Phase-field Study of Plateau-Rayleigh Instability in Multilayer Nanocrystalline Thin Film

Multilayer thin film coatings are actively being developed for numerous applications nowadays. The unique advantage of this type of coating is that it is possible to achieve desirable properties in a single coating by combining different composition with different mechanical properties. It shows higher hardness as well as higher fracture resistance and better tribological properties compared to monolayer coatings of each constituent. Thermal stability of multilayer thin film coatings is of paramount importance for different applications especially tribological applications.

During such tribological applications, temperature in the coated work piece can rise to a very high temperature of around 1000oC from friction between the tool and work piece and lack of lubrication, which is preferred nowadays due to environmental considerations. Hence, for efficient working of hard coatings, optimum mechanical and tribological properties must be maintained at high temperatures. Stability of the multi layers is, therefore, imperative.

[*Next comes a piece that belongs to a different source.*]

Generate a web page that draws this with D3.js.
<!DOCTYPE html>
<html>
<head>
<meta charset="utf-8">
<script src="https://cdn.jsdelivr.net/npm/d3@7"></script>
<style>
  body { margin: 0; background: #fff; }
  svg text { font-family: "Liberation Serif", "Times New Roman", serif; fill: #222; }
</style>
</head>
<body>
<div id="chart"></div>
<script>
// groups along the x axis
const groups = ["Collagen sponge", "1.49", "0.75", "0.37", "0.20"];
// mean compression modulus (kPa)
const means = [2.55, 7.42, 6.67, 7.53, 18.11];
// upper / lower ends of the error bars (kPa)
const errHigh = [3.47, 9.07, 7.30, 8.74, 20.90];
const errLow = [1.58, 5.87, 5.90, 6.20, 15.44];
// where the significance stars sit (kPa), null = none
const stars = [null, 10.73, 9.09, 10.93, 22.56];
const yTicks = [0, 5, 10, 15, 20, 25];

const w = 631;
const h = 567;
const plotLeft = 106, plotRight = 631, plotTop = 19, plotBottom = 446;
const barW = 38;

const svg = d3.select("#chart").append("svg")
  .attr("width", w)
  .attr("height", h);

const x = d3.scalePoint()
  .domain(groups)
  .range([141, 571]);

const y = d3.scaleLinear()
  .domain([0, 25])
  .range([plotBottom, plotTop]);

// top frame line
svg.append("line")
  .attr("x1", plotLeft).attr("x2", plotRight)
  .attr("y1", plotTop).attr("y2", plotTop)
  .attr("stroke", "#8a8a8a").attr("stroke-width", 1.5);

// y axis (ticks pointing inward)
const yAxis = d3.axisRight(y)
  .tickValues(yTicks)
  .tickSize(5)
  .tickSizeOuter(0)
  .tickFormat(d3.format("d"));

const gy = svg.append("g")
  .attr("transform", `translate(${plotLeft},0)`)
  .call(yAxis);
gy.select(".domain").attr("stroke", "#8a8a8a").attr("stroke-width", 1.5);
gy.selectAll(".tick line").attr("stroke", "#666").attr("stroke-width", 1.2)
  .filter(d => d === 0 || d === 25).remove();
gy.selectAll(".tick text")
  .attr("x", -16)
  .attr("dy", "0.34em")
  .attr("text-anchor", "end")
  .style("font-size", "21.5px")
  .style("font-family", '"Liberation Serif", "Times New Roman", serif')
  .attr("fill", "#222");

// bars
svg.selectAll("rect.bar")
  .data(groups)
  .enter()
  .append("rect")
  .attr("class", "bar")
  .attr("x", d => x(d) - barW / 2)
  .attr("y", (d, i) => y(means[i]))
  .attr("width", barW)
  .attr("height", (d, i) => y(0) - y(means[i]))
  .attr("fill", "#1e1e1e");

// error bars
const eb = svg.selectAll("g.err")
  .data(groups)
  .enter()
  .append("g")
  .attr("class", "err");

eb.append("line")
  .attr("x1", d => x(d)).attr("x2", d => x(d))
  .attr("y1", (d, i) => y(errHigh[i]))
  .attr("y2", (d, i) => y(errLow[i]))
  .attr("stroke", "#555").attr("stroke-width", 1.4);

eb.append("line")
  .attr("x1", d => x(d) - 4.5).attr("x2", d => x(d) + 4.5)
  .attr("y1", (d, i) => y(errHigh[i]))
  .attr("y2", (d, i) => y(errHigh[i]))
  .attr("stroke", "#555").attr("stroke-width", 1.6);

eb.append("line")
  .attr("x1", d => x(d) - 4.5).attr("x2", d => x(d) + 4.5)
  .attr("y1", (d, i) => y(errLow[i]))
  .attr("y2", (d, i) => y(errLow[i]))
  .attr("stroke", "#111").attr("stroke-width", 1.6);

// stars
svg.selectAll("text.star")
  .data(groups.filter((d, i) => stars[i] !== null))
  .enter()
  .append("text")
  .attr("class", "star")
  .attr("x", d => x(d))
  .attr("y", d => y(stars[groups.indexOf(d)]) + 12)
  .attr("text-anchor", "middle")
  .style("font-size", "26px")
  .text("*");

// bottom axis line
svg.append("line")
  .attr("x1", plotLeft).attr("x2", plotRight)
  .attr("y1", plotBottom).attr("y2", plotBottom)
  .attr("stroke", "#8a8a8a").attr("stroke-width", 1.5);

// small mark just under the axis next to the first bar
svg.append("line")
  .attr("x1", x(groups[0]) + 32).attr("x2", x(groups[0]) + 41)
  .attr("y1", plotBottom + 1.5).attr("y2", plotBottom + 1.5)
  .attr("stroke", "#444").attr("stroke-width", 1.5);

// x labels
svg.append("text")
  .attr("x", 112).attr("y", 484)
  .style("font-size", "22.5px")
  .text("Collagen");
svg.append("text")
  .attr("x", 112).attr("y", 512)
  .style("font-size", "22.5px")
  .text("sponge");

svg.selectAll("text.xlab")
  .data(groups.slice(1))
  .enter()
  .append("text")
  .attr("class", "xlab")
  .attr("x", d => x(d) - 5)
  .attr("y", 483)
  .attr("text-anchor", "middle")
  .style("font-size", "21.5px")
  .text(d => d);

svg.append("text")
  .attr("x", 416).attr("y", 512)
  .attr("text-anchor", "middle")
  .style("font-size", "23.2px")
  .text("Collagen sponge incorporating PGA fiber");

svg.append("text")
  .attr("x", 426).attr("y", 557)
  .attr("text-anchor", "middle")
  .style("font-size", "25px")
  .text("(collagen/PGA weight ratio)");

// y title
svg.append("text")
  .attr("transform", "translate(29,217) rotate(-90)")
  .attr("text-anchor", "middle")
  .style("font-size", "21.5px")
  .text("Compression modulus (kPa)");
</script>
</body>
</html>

I have studied the stability of nanocrystalline multilayer thin film using phasefield simulations that explore systematically the effect of film thickness and grain boundary mobilities. The length scale of this instability problem is in mesoscale and therefore is ideally suited for phase-field model. I have shown by the means of our phase-field model that layer instability in polycrystalline film originates from the grain boundary grooving followed by Plateau-Rayleigh instability. Phase-field simulations yield similar microstructure observed experimentally in our Zr/ZrN multilayer system. From our understanding of the mechanism of the film instability, I have predicted measures which can lead to better stability of multilayer nanocrystalline thin film. Such understanding will help in improving the performance of nanocrystalline multilayer thin film in real life high temperature applications.